Signs a Dog Is Happy and Relaxed
Happy dogs are loose and wiggly. Their muscles and overall posture appear relaxed and noodly, as opposed to forming a straight line from nose to tail. Their mouths are often open and their eyes are soft. Ear position meanings can vary by breed, but in general a relaxed dog’s ears are neither pointing forward alertly nor pinned back; instead, they sit in an in-between neutral position.
And while, yes, a wagging tail can be part of a contented expression, be careful. The tail should be waving loosely in sweeping arcs, and not held very high or low. Some research even suggests happy wags lean toward the right, while unsure wags trend toward the left.

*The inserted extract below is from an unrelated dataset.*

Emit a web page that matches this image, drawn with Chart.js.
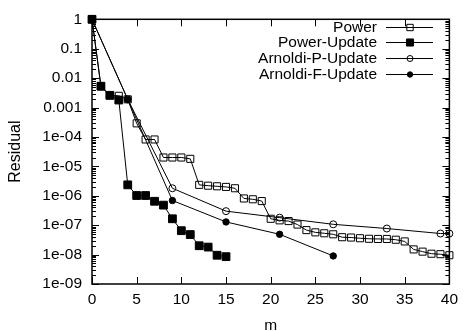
<!DOCTYPE html>
<html>
<head>
<meta charset="utf-8">
<script src="https://cdn.jsdelivr.net/npm/chart.js@4.4.0/dist/chart.umd.min.js"></script>
<style>
    html, body { margin: 0; padding: 0; background: #fff; }
    #grafico { display: block; }
</style>
</head>
<body>
<canvas id="grafico" width="464" height="331"></canvas>
<script>
// dados
const mPower = [0, 1, 2, 3, 4, 5, 6, 7, 8, 9, 10, 11, 12, 13, 14, 15, 16, 17, 18, 19, 20,
    21, 22, 23, 24, 25, 26, 27, 28, 29, 30, 31, 32, 33, 34, 35, 36, 37, 38, 39, 40];
const residualPower = [1, 5.3e-3, 2.6e-3, 2.5e-3, 1.9e-3, 2.9e-4, 8.2e-5, 8.2e-5, 2.0e-5, 2.0e-5,
    2.0e-5, 1.8e-5, 2.35e-6, 2.2e-6, 2.1e-6, 2.0e-6, 1.8e-6, 8.1e-7, 7.6e-7, 6.6e-7,
    1.65e-7, 1.46e-7, 1.38e-7, 1.05e-7, 6.8e-8, 5.7e-8, 5.3e-8, 4.9e-8, 3.9e-8, 3.8e-8,
    3.6e-8, 3.45e-8, 3.4e-8, 3.4e-8, 3.2e-8, 2.8e-8, 1.5e-8, 1.26e-8, 1.07e-8, 1.03e-8, 9.5e-9];

const mPowerUpdate = [0, 1, 2, 3, 4, 5, 6, 7, 8, 9, 10, 11, 12, 13, 14, 15];
const residualPowerUpdate = [1, 5.3e-3, 2.6e-3, 1.8e-3, 2.35e-6, 1.02e-6, 1.02e-6, 6.5e-7, 4.8e-7,
    1.65e-7, 6.5e-8, 4.8e-8, 2.0e-8, 1.8e-8, 9.5e-9, 8.5e-9];

const mArnoldiP = [0, 4, 9, 15, 21, 27, 33, 39, 40];
const residualArnoldiP = [1, 1.9e-3, 1.8e-6, 3.0e-7, 1.8e-7, 1.07e-7, 7.7e-8, 5.2e-8, 5.2e-8];

const mArnoldiF = [0, 4, 9, 15, 21, 27];
const residualArnoldiF = [1, 1.9e-3, 6.9e-7, 1.29e-7, 4.9e-8, 9.0e-9];

const seriesNomes = ['Power', 'Power-Update', 'Arnoldi-P-Update', 'Arnoldi-F-Update'];
const xTicks = [0, 5, 10, 15, 20, 25, 30, 35, 40];
const yTicks = [1, 1e-1, 1e-2, 1e-3, 1e-4, 1e-5, 1e-6, 1e-7, 1e-8, 1e-9];
const yTickLabels = ['1', '0.1', '0.01', '0.001', '1e-04', '1e-05', '1e-06', '1e-07', '1e-08', '1e-09'];

const FONTE = "'Liberation Sans', Arial, sans-serif";
const TAM = 15.5;
const juntar = (xs, ys) => xs.map((x, i) => ({ x: x, y: ys[i] }));

function serie(nome, xs, ys, estilo, raio, preenchido, ordem) {
    return {
        label: nome,
        data: juntar(xs, ys),
        borderColor: '#000',
        borderWidth: 1,
        pointStyle: estilo,
        pointRadius: raio,
        pointHoverRadius: raio,
        pointBorderWidth: 1,
        pointBorderColor: '#000',
        pointBackgroundColor: preenchido ? '#000' : 'rgba(0,0,0,0)',
        tension: 0,
        clip: false,
        order: ordem
    };
}

// moldura com marcas para dentro (estilo gnuplot)
const moldura = {
    id: 'moldura',
    beforeDatasetsDraw(chart) {
        const { ctx, chartArea: a, scales } = chart;
        ctx.save();
        ctx.strokeStyle = '#000';
        ctx.lineWidth = 1.5;
        ctx.strokeRect(a.left, a.top, a.right - a.left, a.bottom - a.top);
        ctx.lineWidth = 1;
        ctx.beginPath();
        xTicks.forEach(v => {
            const px = Math.round(scales.x.getPixelForValue(v)) + 0.5;
            ctx.moveTo(px, a.bottom); ctx.lineTo(px, a.bottom - 7);
            ctx.moveTo(px, a.top); ctx.lineTo(px, a.top + 7);
        });
        yTicks.forEach(v => {
            for (let k = 1; k <= 9; k++) {
                const val = v * k;
                if (val > 1.0001) continue;
                const py = Math.round(scales.y.getPixelForValue(val)) + 0.5;
                const len = k === 1 ? 7 : 4;
                ctx.moveTo(a.left, py); ctx.lineTo(a.left + len, py);
                ctx.moveTo(a.right, py); ctx.lineTo(a.right - len, py);
            }
        });
        ctx.stroke();
        ctx.restore();
    }
};

// legenda: texto alinhado a direita, depois amostra da linha com o marcador
const legendaDireita = {
    id: 'legendaDireita',
    afterDraw(chart) {
        const ctx = chart.ctx;
        ctx.save();
        ctx.font = TAM + 'px ' + FONTE;
        ctx.textAlign = 'right';
        ctx.textBaseline = 'middle';
        chart.data.datasets.forEach((ds, i) => {
            const y = Math.round(26.5 + i * 15.7);
            ctx.fillStyle = '#000';
            ctx.fillText(ds.label, 377, y + 1);
            ctx.strokeStyle = '#000';
            ctx.lineWidth = 1;
            ctx.beginPath();
            ctx.moveTo(386, y + 0.5);
            ctx.lineTo(433, y + 0.5);
            ctx.stroke();
            ctx.fillStyle = ds.pointBackgroundColor;
            Chart.helpers.drawPoint(ctx, { pointStyle: ds.pointStyle, radius: ds.pointRadius - 0.5, borderWidth: 1, rotation: 0 }, 410, y + 0.5);
        });
        ctx.restore();
    }
};

const grafico = new Chart(document.getElementById('grafico').getContext('2d'), {
    type: 'line',
    data: {
        datasets: [
            serie(seriesNomes[0], mPower, residualPower, 'rect', 5, false, 4),
            serie(seriesNomes[1], mPowerUpdate, residualPowerUpdate, 'rect', 5.5, true, 3),
            serie(seriesNomes[2], mArnoldiP, residualArnoldiP, 'circle', 3.5, false, 2),
            serie(seriesNomes[3], mArnoldiF, residualArnoldiF, 'circle', 3.2, true, 1)
        ]
    },
    options: {
        responsive: false,
        animation: false,
        events: [],
        layout: { padding: { top: 11, right: 13, left: 0, bottom: 0 } },
        plugins: {
            legend: { display: false },
            tooltip: { enabled: false }
        },
        scales: {
            x: {
                type: 'linear',
                min: 0,
                max: 40,
                grid: { display: false, drawTicks: false },
                border: { display: false },
                ticks: {
                    padding: 6,
                    color: '#000',
                    font: { family: FONTE, size: TAM },
                    maxRotation: 0
                },
                title: {
                    display: true,
                    text: 'm',
                    color: '#000',
                    font: { family: FONTE, size: TAM },
                    padding: { top: 0, bottom: -4 }
                },
                afterBuildTicks: (scale) => { scale.ticks = xTicks.map(v => ({ value: v })); },
                afterFit: (scale) => { scale.height = 47; }
            },
            y: {
                type: 'logarithmic',
                min: 1e-9,
                max: 1,
                grid: { display: false, drawTicks: false },
                border: { display: false },
                ticks: {
                    padding: 10,
                    color: '#000',
                    font: { family: FONTE, size: TAM },
                    callback: (value, index) => yTickLabels[index]
                },
                title: {
                    display: true,
                    text: 'Residual',
                    color: '#000',
                    font: { family: FONTE, size: 16 },
                    padding: { top: 5.5, bottom: 0 }
                },
                afterBuildTicks: (scale) => { scale.ticks = yTicks.map(v => ({ value: v })); },
                afterFit: (scale) => { scale.width = 92; }
            }
        }
    },
    plugins: [moldura, legendaDireita]
});
</script>
</body>
</html>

Signs a Dog Is Anxious, Aggressive, or Uncertain
Before dogs cower, bark or snap, they generally show many quieter signs of discomfort. Some of the first signs of distress include yawning, lip licking, and raising a single paw. Consider these in context, though: if your dog just woke up from a nap, they are probably not yawning to cope with anxiety.
When the stress-causing trigger is closer, dogs’ bodies will become stiff and stand in a straight line from nose to tail. They may turn away from the trigger, or become fixated and stare. Their tails and hair on their back—hackles—might rise up. A low wagging or tucked tail also suggests fear.
Remember: Ask for consent
Even when facing a dog who’s wiggly and wagging, it’s best to ask for permission—from both the owner and the dog—before interacting with them. For petting a dog, Spano recommends a consent test: pet for a few seconds, then stop and see if the dog still looks receptive. If they are turning away, tense, or just don’t seem interested in you, leave them alone.
If you’re the owner of a fearful or sensitive pup, don’t be afraid to tell strangers no when they try to pet your dog or introduce them to their dog. “You know your dog the best,” says Spano. “If you feel that your dog’s not enjoying the situation, advocate for the dog—it doesn’t matter what the other person thinks.”